22 Thoughts on writing
 
About a month ago Catherynne M. Valente posted 32 rules on writing. I liked a lot of them and they were all well-written. At first I was just going to comment on what I thought was useful in her list, but rather than alternately agreeing and dissing another person's effort (the work of a critic) I decided to put what I've learned out there. I hesitate to call them rules, because they're what works for me. If you profit by any of these, fantastic.

1. If you don't love it, or need it like heroin, leave it.

2. Writing is a trade, not a profession. No exam can make you a writer. No diploma can make you an author. You become the former, and perhaps the latter, only through experience, thought, and hard work (please don't take "hard" to be an antonym for "fun" or "satisfying"). Writing's like carpentry; only the native genius can create a Stickley right off. You'll be lucky to make a pinewood racer or a bird feeder at first. Publication only comes at the end of a long, hard road.

3. Publication is also the beginning of a whole new longer, harder road. To quote Anne Lamott: "...(unpublished writers) believe that if they do get published, a wonderful new life is in store. It will turn out that deep down they are really valuable people and will have lots of money from now on and really cool people like Ethan Hawke will be dropping by all the time. But it's a lie. Being a published writer will make them long to be ONLY as mentally ill as they are now. Their current level of obsession and doubt and self-loathing will look like the good old days. Honest."

4. The alternative to the above three is to be, sleep with, or murder a celebrity. I leave it to you to decide which is more rewarding in the long run.

5. Anyone who claims to have all the answers wants money from you.

6. Money flows to the writer.

7. Read 6 again. The only possible exception to 5 is a good book doctor, and one should only be consulted if you are selling fiction already and have no idea why this particular manuscript keeps getting rejected.

8. There's nothing wrong with writing only for yourself, your friends, or a select group of perverts on the internet. However, most of us get a special thrill from being published. Besides, its the only way you'll get into the best barroom bitch sessions. Nobody slings the bull and vitriol over distilled beverages like published authors and their editors, and they don't sell tickets to these kind of performances.

9. Be a bipedal sponge as you walk through life. Absorb faces, places, sounds, smells, turns of phrase, modes of dress, banal advertising, lunchcounter wisdom, the garish, the outré, and the pathetic.

10. Make time for a little music. I don't have any evidence to support my opinion, but I believe good music and good writing gets twisted and linked at the synaptic level like a ball of mating snakes.

11. Learn your markets. Submitting inappropriately wastes everyone's time and money.

12. Don't agonize while a manuscript is on an editor's desk. Work on your next project.

13. Carry a notebook and pen everywhere, including (technology permitting) the bathtub.
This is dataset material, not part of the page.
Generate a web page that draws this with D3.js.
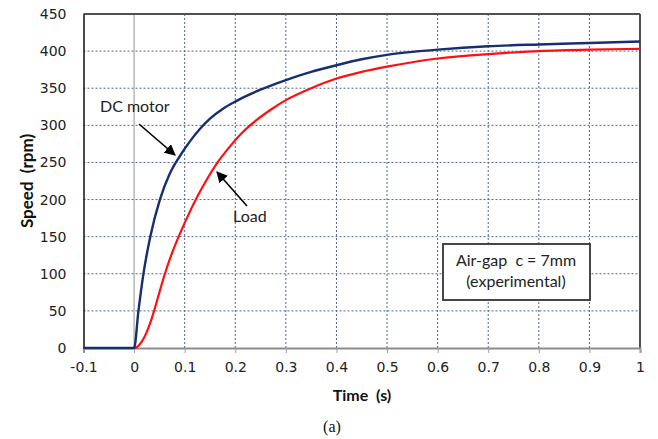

Ancient Chinese Secret: "The palest ink is superior to the finest memory."

14. You are human, and therefore a creature of habit. Establish good work habits and you'll be astonished at your output. Plus your agent (who works on commission) will love you, assuming that you sell consistently.

15. Think of it as a job, or a home-based business. You'll have to deal with taxes and marketing and accountants and expenses and depreciation and financial planning. Put in the kind of hours you'd put in starting up a business with you as sole proprietor. Keep track of what money is coming in and especially what money is going out.

16. Meet deadlines and other contractual obligations cheerfully. If you can't, let your editor and agent (if you have one) know as soon as you have serious doubts -- cheerfully, if possible.

17. Don't let the bastards -- and you'll meet a few, sure as sunrise -- get you down. The good guys outnumber them. Always have, always will. (I stole that one from John Wayne.)

18. You are a person. Your work is a pile of paper with words on it. Know the difference. At most, the relationship between writer and writing should be a symbiotic.

19. Drafting and editing are planter and combine -- two different pieces of machinery. Let the first finish its job, then wait a few weeks before you gas up the second.

20. Try not to spend too much time looking at Stephen King or Sue Grafton's latest deals at Publisher's Lunch. Like the people in the weight loss commercials, their results are not typical.

21. Read widely. Odd factoids disappear into your brain and then bubble up unexpectedly joined to others, like a wooly mammoth emerging from a tar pit with a pair of longjohns hung on its tusk.

22. Pay it forward. Over your career, if you are either lucky or very skilled, you'll be helped -- probably more than once -- by professionals who mysteriously decide to allocate a portion of their valuable time to you. There's no way for you to pay them back, barring a line or two on the dedication page, so take a tip from Robert A. Heinlein and give generously of your time and experience to the generation following.